◆ **Problem details**
Extract word for word the lines of the listing from its start to the line holding "const initExps = [-1, -2, -3, -4, -5, -6, -7];", both ends kept; pictures are not part of the copy.
........
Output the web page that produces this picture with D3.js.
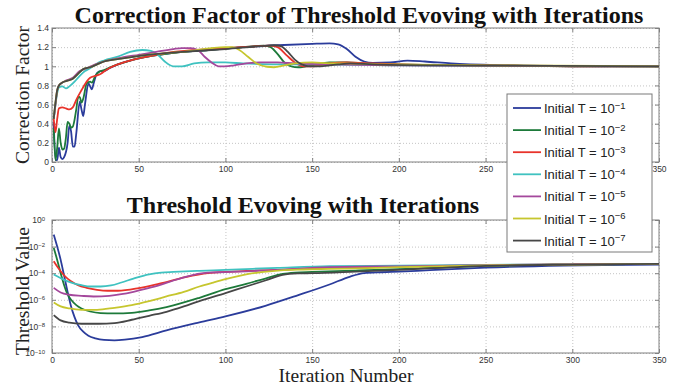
<!DOCTYPE html>
<html>
<head>
<meta charset="utf-8">
<script src="https://cdn.jsdelivr.net/npm/d3@7"></script>
<style>
  body { margin: 0; background: #fff; }
  .grid line { stroke: #c4c4c4; stroke-dasharray: 1,2; }
  .grid .domain { display: none; }
  .ax line, .ax path { stroke: #808080; }
  .ax text { font-family: "Liberation Sans Narrow", "Arial Narrow", sans-serif; font-size: 8.5px; fill: #333; }
  .title { font-family: "Liberation Serif", "Times New Roman", serif; font-weight: bold; font-size: 24px; fill: #111; }
  .label { font-family: "Liberation Serif", "Times New Roman", serif; font-size: 19.5px; fill: #222; }
  .leg { font-family: "Liberation Sans Narrow", "Arial Narrow", sans-serif; font-size: 13px; fill: #222; }
</style>
</head>
<body>
<svg id="chart" width="673" height="385"></svg>
<script>
// iteration ticks and y ticks
const iterTicks = [0, 50, 100, 150, 200, 250, 300, 350];
const cfTicks = [0, 0.2, 0.4, 0.6, 0.8, 1, 1.2, 1.4];
const thrTickExps = [0, -2, -4, -6, -8, -10];
const initExps = [-1, -2, -3, -4, -5, -6, -7];

// correction factor, [iteration, value]
const cf1 = [[1,0.42],[2,0.02],[3,0.02],[4,0.15],[5,0.05],[6,0.03],[7,0.05],[9,0.2],[10,0.38],[11,0.32],[12,0.16],[13,0.16],[14,0.3],[16,0.63],[17,0.55],[18,0.48],[19,0.6],[21,0.82],[22,0.79],[23,0.76],[24,0.82],[26,0.93],[28,0.95],[30,0.95],[33,0.98],[38,1.02],[45,1.06],[55,1.1],[70,1.14],[90,1.17],[110,1.2],[130,1.22],[150,1.235],[160,1.24],[165,1.23],[170,1.18],[175,1.1],[180,1.05],[185,1.035],[195,1.04],[205,1.06],[215,1.05],[230,1.03],[260,1.01],[300,1.0],[350,1.0]];
const cf2 = [[1,0.35],[2,0.02],[3,0.15],[4,0.35],[5,0.2],[6,0.13],[7,0.14],[8,0.25],[9,0.42],[10,0.4],[11,0.36],[12,0.37],[14,0.55],[15,0.67],[16,0.68],[17,0.62],[18,0.66],[20,0.82],[22,0.84],[23,0.83],[25,0.9],[27,0.94],[30,0.96],[35,1.0],[45,1.06],[55,1.1],[70,1.14],[90,1.17],[110,1.2],[122,1.215],[126,1.2],[130,1.13],[134,1.04],[138,1.0],[142,0.99],[150,1.01],[160,1.04],[170,1.04],[180,1.03],[200,1.02],[250,1.01],[300,1.0],[350,1.0]];
const cf3 = [[1,0.45],[2,0.31],[3,0.45],[4,0.56],[6,0.57],[8,0.56],[10,0.55],[12,0.57],[14,0.65],[17,0.75],[20,0.84],[22,0.88],[25,0.9],[28,0.92],[32,0.97],[38,1.02],[45,1.06],[55,1.1],[70,1.15],[90,1.18],[110,1.2],[125,1.215],[130,1.2],[135,1.12],[140,1.04],[145,1.0],[150,1.0],[160,1.03],[170,1.04],[185,1.03],[200,1.02],[250,1.01],[300,1.0],[350,1.0]];
const cf4 = [[1,0.45],[2,0.6],[3,0.72],[4,0.78],[6,0.79],[8,0.77],[10,0.79],[13,0.84],[16,0.9],[19,0.95],[22,0.98],[26,1.03],[30,1.06],[38,1.1],[45,1.15],[52,1.17],[57,1.16],[61,1.12],[65,1.05],[70,1.0],[75,1.0],[82,1.03],[90,1.04],[100,1.04],[110,1.03],[130,1.02],[150,1.02],[200,1.01],[250,1.005],[350,1.0]];
const cf5 = [[1,0.45],[2,0.6],[3,0.75],[4,0.8],[6,0.83],[8,0.85],[12,0.88],[16,0.95],[20,0.98],[25,1.02],[30,1.05],[40,1.09],[50,1.12],[60,1.15],[70,1.18],[75,1.19],[80,1.19],[84,1.17],[88,1.1],[92,1.04],[96,1.0],[100,1.0],[105,1.01],[112,1.03],[120,1.04],[130,1.04],[140,1.03],[160,1.02],[200,1.01],[350,1.0]];
const cf6 = [[1,0.45],[2,0.62],[3,0.75],[4,0.8],[6,0.83],[9,0.85],[12,0.87],[15,0.92],[18,0.97],[22,0.99],[26,1.02],[30,1.05],[40,1.08],[55,1.12],[75,1.15],[100,1.2],[104,1.2],[108,1.17],[113,1.1],[118,1.03],[124,0.995],[128,0.99],[134,1.01],[140,1.03],[150,1.04],[160,1.03],[170,1.03],[190,1.02],[250,1.01],[350,1.0]];
const cf7 = [[1,0.45],[2,0.62],[3,0.75],[4,0.8],[6,0.83],[9,0.85],[12,0.87],[15,0.92],[18,0.97],[22,0.99],[26,1.02],[30,1.05],[40,1.08],[55,1.12],[75,1.15],[100,1.18],[120,1.21],[128,1.22],[132,1.21],[136,1.15],[140,1.07],[144,1.02],[148,1.0],[155,1.0],[165,1.02],[172,1.03],[185,1.02],[220,1.01],[350,1.0]];

// threshold value, [iteration, log10 value]
const th1 = [[1,-1.1],[3,-2.0],[5,-3.0],[7,-4.2],[9,-5.4],[11,-6.5],[13,-7.3],[15,-7.9],[18,-8.4],[21,-8.7],[25,-8.9],[30,-9.02],[36,-9.05],[42,-9.0],[52,-8.8],[66,-8.3],[85,-7.7],[100,-7.25],[123,-6.45],[142,-5.65],[160,-4.85],[172,-4.25],[180,-4.0],[190,-3.93],[200,-3.88],[218,-3.77],[250,-3.58],[295,-3.42],[350,-3.35]];
const th2 = [[1,-2.1],[3,-3.0],[5,-4.0],[7,-4.9],[9,-5.6],[11,-6.0],[14,-6.4],[17,-6.65],[22,-6.88],[28,-7.0],[36,-7.02],[46,-6.98],[56,-6.8],[66,-6.55],[85,-5.85],[100,-5.2],[112,-4.8],[123,-4.4],[133,-4.05],[140,-3.95],[150,-3.9],[175,-3.8],[200,-3.7],[250,-3.45],[300,-3.35],[350,-3.3]];
const th3 = [[1,-3.1],[3,-3.5],[5,-3.85],[8,-4.3],[11,-4.6],[15,-4.9],[20,-5.1],[26,-5.25],[32,-5.32],[38,-5.32],[50,-5.12],[62,-4.78],[77,-4.3],[90,-4.0],[100,-3.9],[130,-3.75],[160,-3.6],[200,-3.5],[250,-3.4],[300,-3.33],[350,-3.3]];
const th4 = [[1,-4.1],[4,-4.3],[7,-4.5],[12,-4.75],[17,-4.9],[22,-5.0],[28,-5.0],[34,-4.92],[40,-4.7],[47,-4.4],[56,-4.08],[63,-3.95],[70,-3.9],[85,-3.82],[100,-3.75],[130,-3.6],[160,-3.47],[200,-3.43],[250,-3.38],[300,-3.33],[350,-3.3]];
const th5 = [[1,-5.1],[5,-5.45],[10,-5.62],[17,-5.7],[24,-5.75],[33,-5.7],[40,-5.58],[47,-5.4],[55,-5.15],[62,-4.9],[70,-4.55],[77,-4.28],[84,-4.05],[90,-3.95],[100,-3.92],[130,-3.75],[160,-3.55],[200,-3.48],[250,-3.4],[300,-3.33],[350,-3.3]];
const th6 = [[1,-6.2],[5,-6.5],[10,-6.65],[17,-6.75],[26,-6.75],[36,-6.6],[46,-6.4],[56,-6.1],[66,-5.75],[76,-5.4],[85,-5.0],[93,-4.7],[100,-4.45],[108,-4.2],[115,-4.02],[122,-3.9],[132,-3.78],[145,-3.72],[170,-3.65],[200,-3.55],[250,-3.42],[300,-3.35],[350,-3.3]];
const th7 = [[1,-7.15],[5,-7.55],[10,-7.72],[17,-7.8],[27,-7.8],[36,-7.75],[46,-7.5],[56,-7.2],[66,-6.9],[76,-6.5],[85,-6.1],[100,-5.5],[112,-5.0],[123,-4.55],[133,-4.12],[142,-4.02],[150,-4.0],[175,-3.88],[200,-3.75],[250,-3.45],[300,-3.35],[350,-3.3]];

const cfSeries = [cf1, cf2, cf3, cf4, cf5, cf6, cf7];
const thSeries = [th1, th2, th3, th4, th5, th6, th7];
const colors = ["#2b3c9b", "#1d7a3a", "#e8332b", "#3fc2c0", "#a4489c", "#c6c62e", "#474747"];

const svg = d3.select("#chart");
const left = 52, right = 659;

const x = d3.scaleLinear().domain([0, 350]).range([left, right]);
const yCf = d3.scaleLinear().domain([0, 1.4]).range([162, 28]);
const yTh = d3.scaleLog().domain([1e-10, 1]).range([353, 220]);

function panel(y, top, bottom, yTickVals) {
  const h = bottom - top;
  const g = svg.append("g");

  // dotted grid
  g.append("g").attr("class", "grid")
    .attr("transform", "translate(0," + bottom + ")")
    .call(d3.axisBottom(x).tickValues(iterTicks).tickSize(-h).tickFormat(""));
  g.append("g").attr("class", "grid")
    .attr("transform", "translate(" + left + ",0)")
    .call(d3.axisLeft(y).tickValues(yTickVals).tickSize(-(right - left)).tickFormat(""));

  // inner ticks on all four sides
  const xb = g.append("g").attr("class", "ax")
    .attr("transform", "translate(0," + bottom + ")")
    .call(d3.axisBottom(x).tickValues(iterTicks).tickSizeInner(-4).tickSizeOuter(0).tickPadding(4));
  g.append("g").attr("class", "ax")
    .attr("transform", "translate(0," + top + ")")
    .call(d3.axisTop(x).tickValues(iterTicks).tickSizeInner(-4).tickSizeOuter(0).tickFormat(""));
  const yl = g.append("g").attr("class", "ax")
    .attr("transform", "translate(" + left + ",0)")
    .call(d3.axisLeft(y).tickValues(yTickVals).tickSizeInner(-4).tickSizeOuter(0).tickPadding(3));
  g.append("g").attr("class", "ax")
    .attr("transform", "translate(" + right + ",0)")
    .call(d3.axisRight(y).tickValues(yTickVals).tickSizeInner(-4).tickSizeOuter(0).tickFormat(""));
  g.selectAll(".ax .domain").remove();

  g.append("rect")
    .attr("x", left).attr("y", top)
    .attr("width", right - left).attr("height", h)
    .attr("fill", "none").attr("stroke", "#808080").attr("stroke-width", 1);
  return { g, xb, yl };
}

// top panel
const p1 = panel(yCf, 28, 162, cfTicks);
p1.yl.selectAll("text").text(d => d3.format("~g")(d));
// the 300 label sits behind the legend box
p1.xb.selectAll("text").filter(d => d === 300).remove();

const lineCf = d3.line().x(d => x(d[0])).y(d => yCf(d[1])).curve(d3.curveMonotoneX);
p1.g.append("g").selectAll("path").data(cfSeries).join("path")
  .attr("d", lineCf).attr("fill", "none")
  .attr("stroke", (d, i) => colors[i]).attr("stroke-width", 1.8);

// bottom panel
const p2 = panel(yTh, 220, 353, thrTickExps.map(e => Math.pow(10, e)));
p2.yl.selectAll("text").each(function(d) {
  const t = d3.select(this).text("").attr("dx", "-4px");
  t.append("tspan").text("10");
  t.append("tspan").attr("dy", "-0.45em").attr("font-size", "6px")
    .text(String(Math.round(Math.log10(d))).replace("-", "−"));
});

const lineTh = d3.line().x(d => x(d[0])).y(d => yTh(Math.pow(10, d[1]))).curve(d3.curveMonotoneX);
p2.g.append("g").selectAll("path").data(thSeries).join("path")
  .attr("d", lineTh).attr("fill", "none")
  .attr("stroke", (d, i) => colors[i]).attr("stroke-width", 1.8);

// titles and labels
svg.append("text").attr("class", "title").attr("x", 359).attr("y", 23)
  .attr("text-anchor", "middle").text("Correction Factor of Threshold Evoving with Iterations");
svg.append("text").attr("class", "title").attr("x", 303).attr("y", 213)
  .attr("text-anchor", "middle").text("Threshold Evoving with Iterations");
svg.append("text").attr("class", "label").attr("transform", "translate(29,95) rotate(-90)")
  .attr("text-anchor", "middle").text("Correction Factor");
svg.append("text").attr("class", "label").attr("transform", "translate(29,291) rotate(-90)")
  .attr("text-anchor", "middle").text("Threshold Value");
svg.append("text").attr("class", "label").attr("x", 346).attr("y", 382)
  .attr("text-anchor", "middle").text("Iteration Number");

// legend
const leg = svg.append("g").attr("transform", "translate(507,94)");
leg.append("rect").attr("width", 145).attr("height", 158)
  .attr("fill", "#fff").attr("stroke", "#7a7a7a");
const rows = leg.selectAll("g").data(initExps).join("g")
  .attr("transform", (d, i) => "translate(0," + (14 + i * 22.1) + ")");
rows.append("line").attr("x1", 6).attr("x2", 34)
  .attr("stroke", (d, i) => colors[i]).attr("stroke-width", 1.8);
const lt = rows.append("text").attr("class", "leg").attr("x", 37).attr("y", 5);
lt.append("tspan").text("Initial T = 10");
lt.append("tspan").attr("dy", "-0.45em").attr("font-size", "9.5px")
  .text(d => String(d).replace("-", "−"));
</script>
</body>
</html>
........
◆ **Result of this task**
Output the web page that produces this picture with D3.js.
<!DOCTYPE html>
<html>
<head>
<meta charset="utf-8">
<script src="https://cdn.jsdelivr.net/npm/d3@7"></script>
<style>
  body { margin: 0; background: #fff; }
  .grid line { stroke: #c4c4c4; stroke-dasharray: 1,2; }
  .grid .domain { display: none; }
  .ax line, .ax path { stroke: #808080; }
  .ax text { font-family: "Liberation Sans Narrow", "Arial Narrow", sans-serif; font-size: 8.5px; fill: #333; }
  .title { font-family: "Liberation Serif", "Times New Roman", serif; font-weight: bold; font-size: 24px; fill: #111; }
  .label { font-family: "Liberation Serif", "Times New Roman", serif; font-size: 19.5px; fill: #222; }
  .leg { font-family: "Liberation Sans Narrow", "Arial Narrow", sans-serif; font-size: 13px; fill: #222; }
</style>
</head>
<body>
<svg id="chart" width="673" height="385"></svg>
<script>
// iteration ticks and y ticks
const iterTicks = [0, 50, 100, 150, 200, 250, 300, 350];
const cfTicks = [0, 0.2, 0.4, 0.6, 0.8, 1, 1.2, 1.4];
const thrTickExps = [0, -2, -4, -6, -8, -10];
const initExps = [-1, -2, -3, -4, -5, -6, -7];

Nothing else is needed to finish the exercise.